How do you factor by grouping 5a^3 - 10a^2 +25a- 50?

May 3, 2015

The answer is $5 \left(a - 2\right) \left({a}^{2} + 5\right)$

Let's call P(a)=5a^3−10a^2+25a−50

First, you notice that $5$ divides all the coefficients of $P \left(a\right)$, so $P \left(a\right) = 5 Q \left(a\right)$ with $Q \left(a\right) = {a}^{3} - 2 {a}^{2} + 25 a - 50$

This is factoring by grouping, you collect a $5$ outside the polynomial because you notice it divides every coefficient.

Then, if you want a prime factorisation, you can notice that $2$ is a root of $Q \left(a\right)$

So $\left(a - 2\right)$ divides the polynomial, so you have, using Ruffini's rule

$P \left(a\right) = 5 Q \left(a\right) = 5 \left(a - 2\right) \left({a}^{2} + 5\right)$ and you know it's a prime factorisation because $\left(a - 2\right)$ has degree 1 and $\left({a}^{2} + 5\right)$ doesn't have any roots in $\mathbb{Q}$ (nor in $\mathbb{R}$).

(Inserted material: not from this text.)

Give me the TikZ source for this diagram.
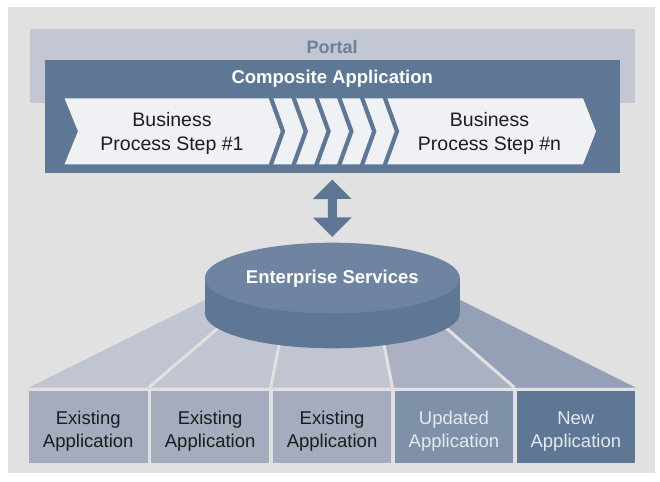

If you want the factorisation in $\mathbb{C}$, you have that $\left({a}^{2} + 5\right) = \left(a + 5 i\right) \left(a - 5 i\right)$, but I think this is a little out of your league.

PS: you notice $2$ is a root just trying, e.g. in the beginning I thought $Q \left(a\right)$ was irreducible, but I wasn't able to prove that with any criterion, and I found out that $2$ is a root when I was looking where the polynomial was positive or negative, hoping Gauss' lemma could prove it was irreducible in $\mathbb{Z}$ so in $\mathbb{Q}$.

There's Cardano's formula for roots of polynomials of degree $3$, but it's horrible and I usually avoid it.